InfoGrid’s data and query model is based on a graph and an explicit object model. This makes life even easier for the developer than any of the alternatives he discusses in his article. Also, we think our traversal API is a lot simpler than some others that we have seen.

InfoGrid’s persistence design actually gives developers more choices than is typical: InfoGrid can be entirely in memory (if class MMeshBase is instantiated, for example), or smartly cached to an external Store (if class StoreMeshBase is instantiated). Most importantly: the API that developers write to is the same. This allows developers to write application code once, and only later decide how to store their application data. Or, if one kind of Store does not work out (or does not scale once the application becomes popular), move to another without changing the application (other than the initialization).

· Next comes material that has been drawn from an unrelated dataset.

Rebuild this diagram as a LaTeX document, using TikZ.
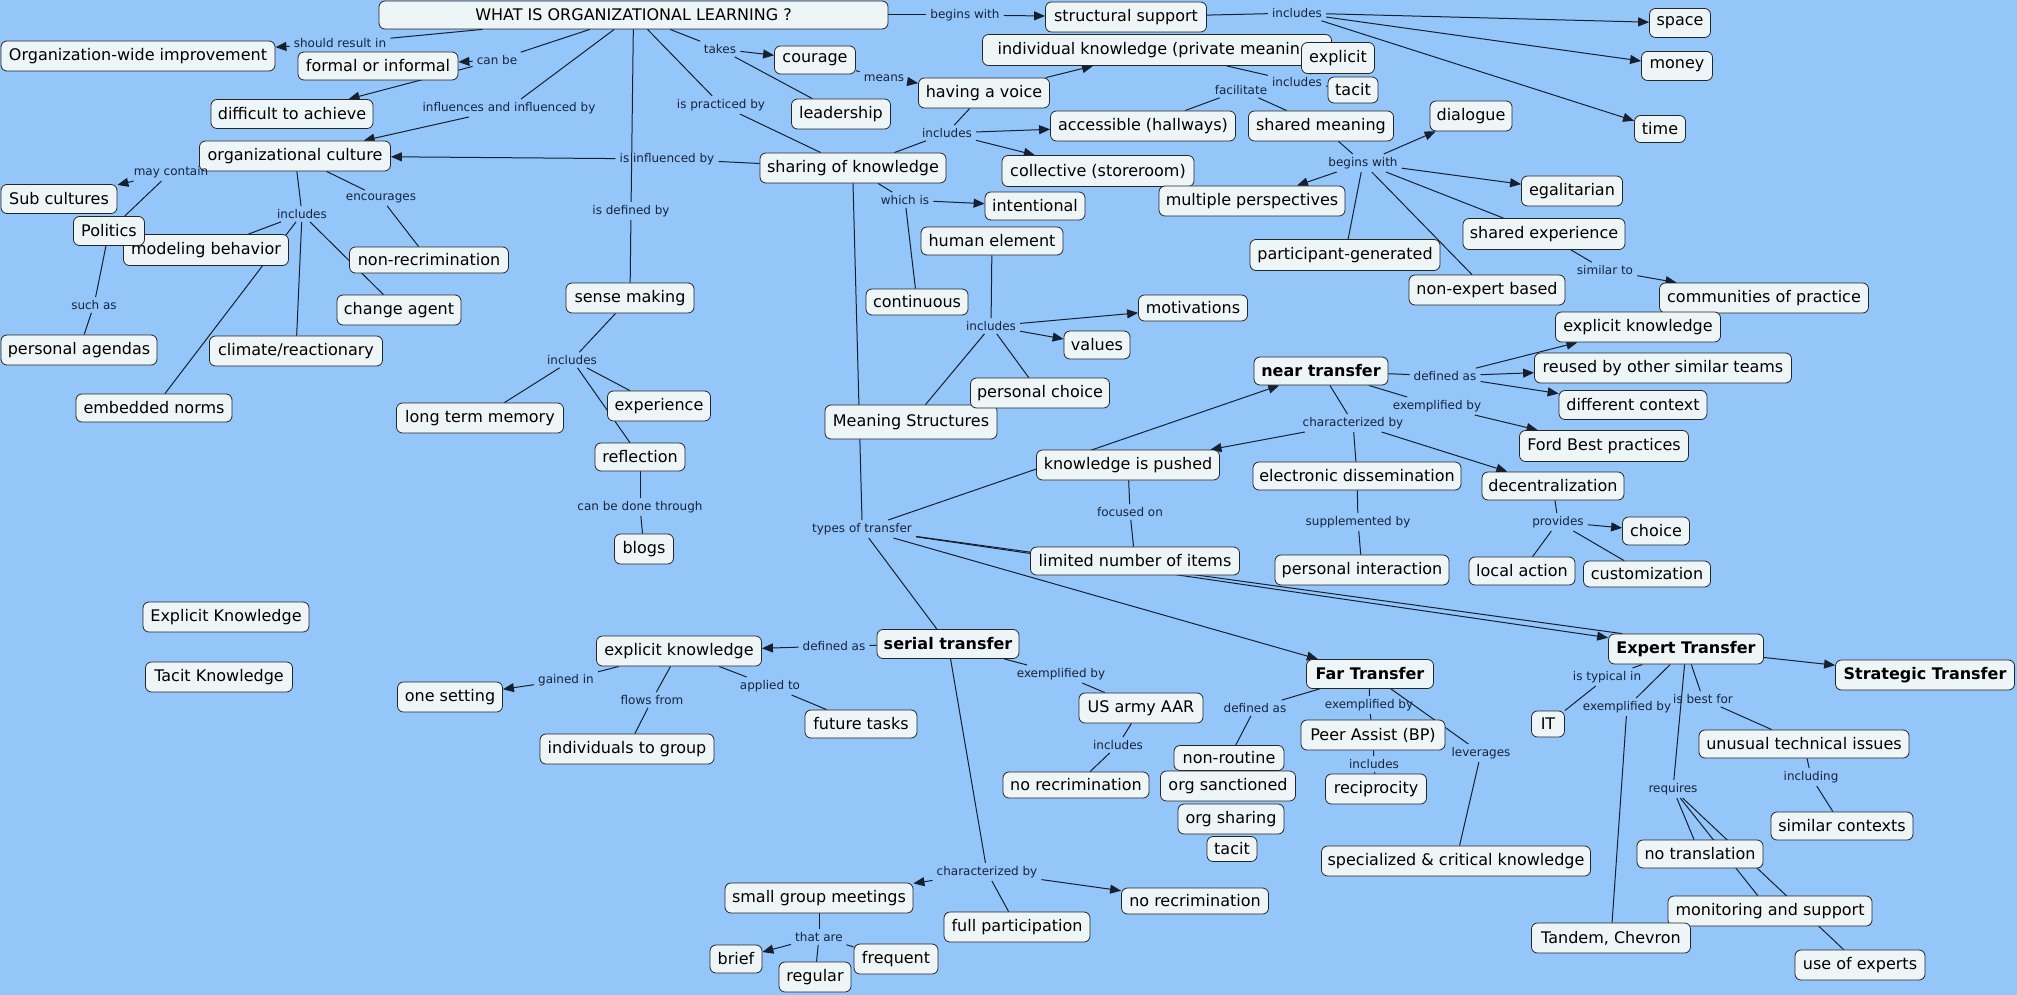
\documentclass[tikz,border=0pt]{standalone}
\usepackage{fontspec}
\setmainfont{DejaVu Sans}
\usetikzlibrary{arrows.meta,calc}
\definecolor{bgc}{RGB}{148,198,250}
\definecolor{nfill}{RGB}{238,245,247}
\definecolor{labc}{RGB}{24,36,58}
\definecolor{linec}{RGB}{22,32,46}
\pgfdeclarelayer{bglayer}
\pgfsetlayers{bglayer,main}
\tikzset{
 cn/.style={draw=black!85, line width=0.8pt, fill=nfill, rounded corners=6pt, inner xsep=3pt, inner ysep=2pt, font=\fontsize{16}{19}\selectfont, text=black},
 bn/.style={font=\fontsize{16}{19}\selectfont\bfseries},
 lab/.style={inner xsep=4pt, inner ysep=3pt, font=\fontsize{12}{14}\selectfont, text=labc},
 lk/.style={draw=linec, line width=1pt},
 ar/.style={lk, -{Triangle[length=11pt,width=9pt]}}
}
\newcommand{\cm}[7][]{\node[cn,#1,minimum width=#5pt,minimum height=#6pt] (#2) at (#3,#4) {#7};}
\newcommand{\lb}[4]{\node[lab] (#1) at (#2,#3) {#4};}
\newcommand{\eL}[2]{\draw[lk] (#1) -- (#2);}
\newcommand{\eA}[2]{\draw[ar] (#1) -- (#2);}
\begin{document}
\begin{tikzpicture}[x=1pt,y=-1pt]
\useasboundingbox (0,0) rectangle (2017,995);
\begin{pgfonlayer}{bglayer}
\fill[bgc] (0,0) rectangle (2017,995);
\end{pgfonlayer}
% ---------- concepts ----------
\cm{W}{633.5}{15}{509}{28}{WHAT IS ORGANIZATIONAL LEARNING ?}
\cm{owi}{138}{56}{274}{30}{Organization-wide improvement}
\cm{foi}{378}{66}{160}{28}{formal or informal}
\cm{dta}{292}{114}{162}{29}{difficult to achieve}
\cm{oc}{295}{156}{191}{30}{organizational culture}
\cm{subc}{59}{199}{116}{29}{Sub cultures}
\cm{mb}{206}{250}{165}{31}{modeling behavior}
\cm{pol}{109}{231}{71}{29}{Politics}
\cm{nonr}{429}{260}{159}{26}{non-recrimination}
\cm{chag}{399}{310}{124}{30}{change agent}
\cm{pa}{79}{350}{156}{30}{personal agendas}
\cm{clim}{296}{351}{173}{30}{climate/reactionary}
\cm{emb}{154}{408}{156}{28}{embedded norms}
\cm{ltm}{480}{418}{167}{30}{long term memory}
\cm{EK}{226}{617}{166}{30}{Explicit Knowledge}
\cm{TK}{219}{677}{147}{30}{Tacit Knowledge}
\cm{ones}{450}{697}{105}{30}{one setting}
\cm{cour}{815}{60}{81}{28}{courage}
\cm{lead}{841}{114}{99}{30}{leadership}
\cm{hav}{984}{93}{131}{30}{having a voice}
\cm{sok}{853}{168}{186}{30}{sharing of knowledge}
\cm{sm}{630}{298}{128}{30}{sense making}
\cm{cont}{917}{302}{102}{26}{continuous}
\cm{inten}{1035}{206}{100}{28}{intentional}
\cm{hum}{992}{241}{142}{28}{human element}
\cm{ss}{1126}{17}{161}{30}{structural support}
\cm{ik}{1157}{50}{349}{31}{individual knowledge (private meaning)}
\cm{expl}{1338}{58}{73}{31}{explicit}
\cm{tac}{1353}{90}{50}{26}{tacit}
\cm{acc}{1143}{126}{185}{30}{accessible (hallways)}
\cm{shm}{1321}{126}{145}{30}{shared meaning}
\cm{dia}{1471}{116}{82}{30}{dialogue}
\cm{coll}{1098}{171}{192}{31}{collective (storeroom)}
\cm{mp}{1252}{201}{186}{30}{multiple perspectives}
\cm{pg}{1345}{255}{190}{31}{participant-generated}
\cm{neb}{1487}{290}{156}{30}{non-expert based}
\cm{mot}{1193}{308}{109}{26}{motivations}
\cm{she}{1544}{234}{162}{31}{shared experience}
\cm{space}{1680}{23}{61}{29}{space}
\cm{money}{1677}{66}{71}{29}{money}
\cm{time}{1660}{129}{51}{27}{time}
\cm{egal}{1572}{191}{101}{30}{egalitarian}
\cm{cop}{1764}{298}{209}{30}{communities of practice}
\cm{ekn}{1638}{327}{165}{30}{explicit knowledge}
\cm{reu}{1663}{368}{257}{30}{reused by other similar teams}
\cm{dc}{1633}{405}{148}{29}{different context}
\cm{ford}{1604}{446}{169}{31}{Ford Best practices}
\cm{dec}{1553}{486}{142}{28}{decentralization}
\cm{choice}{1656}{531}{67}{28}{choice}
\cm{cust}{1647}{574}{127}{26}{customization}
\cm{la}{1522}{571}{106}{28}{local action}
\cm[bn]{expt}{1686}{649}{155}{30}{Expert Transfer}
\cm[bn]{strat}{1925}{675}{179}{30}{Strategic Transfer}
\cm{val}{1097}{345}{66}{28}{values}
\cm{ms}{911}{422}{172}{34}{Meaning Structures}
\cm{pc}{1040}{393}{139}{30}{personal choice}
\cm[bn]{near}{1321}{371}{134}{28}{near transfer}
\cm{kip}{1128}{465}{183}{30}{knowledge is pushed}
\cm{ed}{1357}{476}{208}{28}{electronic dissemination}
\cm{lni}{1135}{561}{209}{28}{limited number of items}
\cm{pi}{1362}{570}{174}{30}{personal interaction}
\cm[bn]{far}{1370}{674}{127}{29}{Far Transfer}
\cm{exp}{659}{406}{103}{30}{experience}
\cm{refl}{640}{457}{90}{28}{reflection}
\cm{blogs}{644}{549}{59}{30}{blogs}
\cm{eks}{679}{651}{165}{30}{explicit knowledge}
\cm[bn]{serial}{948}{644}{142}{29}{serial transfer}
\cm{itg}{627}{749}{174}{30}{individuals to group}
\cm{ft}{861}{724}{112}{28}{future tasks}
\cm{sgm}{819}{898}{188}{30}{small group meetings}
\cm{brief}{736}{959}{52}{28}{brief}
\cm{reg}{815}{977}{72}{30}{regular}
\cm{freq}{896}{959}{84}{30}{frequent}
\cm{fp}{1017}{927}{146}{30}{full participation}
\cm{usa}{1141}{708}{124}{30}{US army AAR}
\cm{nra}{1076}{785}{146}{26}{no recrimination}
\cm{nrout}{1229}{758}{110}{25}{non-routine}
\cm{orgs}{1228}{786}{135}{30}{org sanctioned}
\cm{orgsh}{1231}{819}{106}{30}{org sharing}
\cm{tacb}{1232}{849}{50}{25}{tacit}
\cm{peer}{1373}{735}{144}{30}{Peer Assist (BP)}
\cm{recip}{1376}{789}{101}{30}{reciprocity}
\cm{spec}{1456}{861}{269}{30}{specialized \& critical knowledge}
\cm{nrb}{1195}{901}{147}{26}{no recrimination}
\cm{IT}{1548}{724}{33}{26}{IT}
\cm{uti}{1804}{744}{210}{28}{unusual technical issues}
\cm{simc}{1842}{826}{142}{28}{similar contexts}
\cm{notr}{1700}{854}{126}{28}{no translation}
\cm{mas}{1770}{911}{204}{30}{monitoring and support}
\cm{tandem}{1611}{938}{159}{30}{Tandem, Chevron}
\cm{uoe}{1860}{965}{130}{30}{use of experts}
% ---------- linking phrases ----------
\lb{la1}{340}{43}{should result in}
\lb{la2}{497}{60}{can be}
\lb{la3}{509}{108}{influences and influenced by}
\lb{la4}{720}{49}{takes}
\lb{la5}{721}{105}{is practiced by}
\lb{la6}{667}{159}{is influenced by}
\lb{la7}{631}{211}{is defined by}
\lb{la8}{965}{15}{begins with}
\lb{la9}{884}{78}{means}
\lb{la10}{947}{133}{includes}
\lb{la11}{905}{200}{which is}
\lb{la12}{991}{326}{includes}
\lb{la13}{1297}{13}{includes}
\lb{la14}{1297}{82}{includes}
\lb{la15}{1241}{90}{facilitate}
\lb{la16}{1363}{163}{begins with}
\lb{la17}{1605}{270}{similar to}
\lb{la18}{171}{172}{may contain}
\lb{la19}{302}{214}{includes}
\lb{la20}{381}{198}{encourages}
\lb{la21}{94}{305}{such as}
\lb{la22}{572}{360}{includes}
\lb{la23}{640}{507}{can be done through}
\lb{la24}{862}{529}{types of transfer}
\lb{la25}{834}{646}{defined as}
\lb{la26}{566}{680}{gained in}
\lb{la27}{652}{700}{flows from}
\lb{la28}{770}{686}{applied to}
\lb{la29}{1061}{674}{exemplified by}
\lb{la30}{1118}{745}{includes}
\lb{la31}{987}{872}{characterized by}
\lb{la32}{819}{937}{that are}
\lb{la33}{1255}{708}{defined as}
\lb{la34}{1369}{705}{exemplified by}
\lb{la35}{1374}{764}{includes}
\lb{la36}{1481}{753}{leverages}
\lb{la37}{1130}{512}{focused on}
\lb{la38}{1353}{423}{characterized by}
\lb{la39}{1445}{376}{defined as}
\lb{la40}{1437}{406}{exemplified by}
\lb{la41}{1358}{522}{supplemented by}
\lb{la42}{1558}{522}{provides}
\lb{la43}{1607}{677}{is typical in}
\lb{la44}{1627}{707}{exemplified by}
\lb{la45}{1703}{699}{is best for}
\lb{la46}{1673}{789}{requires}
\lb{la47}{1811}{777}{including}
% ---------- connectors ----------
\begin{pgfonlayer}{bglayer}
\eL{W}{la1} \eA{la1}{owi}
\eL{W}{la2} \eA{la2}{foi} \eA{la2}{dta}
\eL{W}{la3} \eA{la3}{oc}
\eL{W}{la4} \eA{la4}{cour} \eL{la4}{lead}
\eL{W}{la5} \eL{la5}{sok}
\eL{W}{la7} \eL{la7}{sm}
\eL{W}{la8} \eA{la8}{ss}
\eL{cour}{la9} \eA{la9}{hav}
\eA{hav}{ik}
\eL{sok}{la10} \eL{hav}{la10} \eA{la10}{acc} \eA{la10}{coll}
\eL{sok}{la6} \eA{la6}{oc}
\eL{sok}{la11} \eA{la11}{inten} \eL{la11}{cont}
\draw[lk] (sok.south) -- (la24.north);
\eL{hum}{la12} \eA{la12}{mot} \eA{la12}{val} \eL{la12}{pc} \eL{la12}{ms}
\eL{ss}{la13} \eA{la13}{space} \eA{la13}{money} \eA{la13}{time}
\eL{ik}{la14} \eL{la14}{expl} \eL{la14}{tac}
\eL{acc}{la15} \eL{la15}{shm}
\eL{shm}{la16} \eA{la16}{dia} \eA{la16}{mp} \eA{la16}{egal} \eL{la16}{pg} \eL{la16}{neb} \eL{la16}{she}
\eL{she}{la17} \eA{la17}{cop}
\eA{la18}{subc} \eL{la18}{pol}
\eL{pol}{la21} \eL{la21}{pa}
\eL{oc}{la19} \eL{la19}{mb} \eL{la19}{emb} \eL{la19}{clim} \eL{la19}{chag}
\eL{oc}{la20} \eL{la20}{nonr}
\eL{sm}{la22} \eL{la22}{ltm} \eL{la22}{exp} \eL{la22}{refl}
\eL{refl}{la23} \eL{la23}{blogs}
\eA{la24}{near} \eL{la24}{serial} \eA{la24}{far} \eA{la24}{expt}
\draw[lk] (la24) -- ([xshift=14pt]expt.north west);
\eL{near}{la38} \eA{la38}{kip} \eL{la38}{ed} \eA{la38}{dec}
\eL{near}{la39} \eA{la39}{ekn} \eA{la39}{reu} \eA{la39}{dc}
\eL{near}{la40} \eA{la40}{ford}
\eL{ed}{la41} \eL{la41}{pi}
\eL{kip}{la37} \eL{la37}{lni}
\eL{dec}{la42} \eA{la42}{choice} \eL{la42}{la} \eL{la42}{cust}
\eL{serial}{la25} \eA{la25}{eks}
\eL{eks}{la26} \eA{la26}{ones}
\eL{eks}{la27} \eL{la27}{itg}
\eL{eks}{la28} \eL{la28}{ft}
\eL{serial}{la29} \eL{la29}{usa}
\eL{usa}{la30} \eL{la30}{nra}
\eL{serial}{la31} \eA{la31}{sgm} \eA{la31}{nrb} \eL{la31}{fp}
\eL{sgm}{la32} \eA{la32}{brief} \eL{la32}{reg} \eL{la32}{freq}
\eL{far}{la33} \eL{la33}{nrout}
\eL{far}{la34} \eL{la34}{peer}
\eL{peer}{la35} \eL{la35}{recip}
\eL{far}{la36} \eL{la36}{spec}
\eA{expt}{strat}
\eL{expt}{la43} \eL{la43}{IT}
\eL{expt}{la44} \eL{la44}{tandem}
\eL{expt}{la45} \eL{la45}{uti}
\eL{expt}{la46} \eL{la46}{notr} \eL{la46}{mas} \eL{la46}{uoe}
\eL{uti}{la47} \eL{la47}{simc}
\end{pgfonlayer}
\end{tikzpicture}
\end{document}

The NoSQL Business and Use Cases

My question about the most important business and use cases for NoSQL technologies on the NoSQL mailing list sparked an interesting discussion. There appears to be widespread agreement on the following three high-level use/business cases:

  1. The amount of data, or bandwidth, required by an application is so massive that a massively distributed architecture is needed.
    This is the original use case for systems such as Google’s BigTable built to index the internet.
  2. The query load or query complexity is too large to be handled by relational “joins”.
    Digg explained this very well as their reason to move to a NoSQL architecture.
  3. The gap between the physical relational data structures required by a SQL database and an application’s schema complexity and flexibility requirements is too large.
    This encompasses the entire range from needing very loose, weakly typed storage to needing very expressive, strongly typed systems (e.g. graph databases with explicit object models).

Each of these of course is a big category, and more detail can be added. But it is good to see that the community seems to be able to agree on the top-three. It should also put to rest the argument that “NoSQL is not needed”.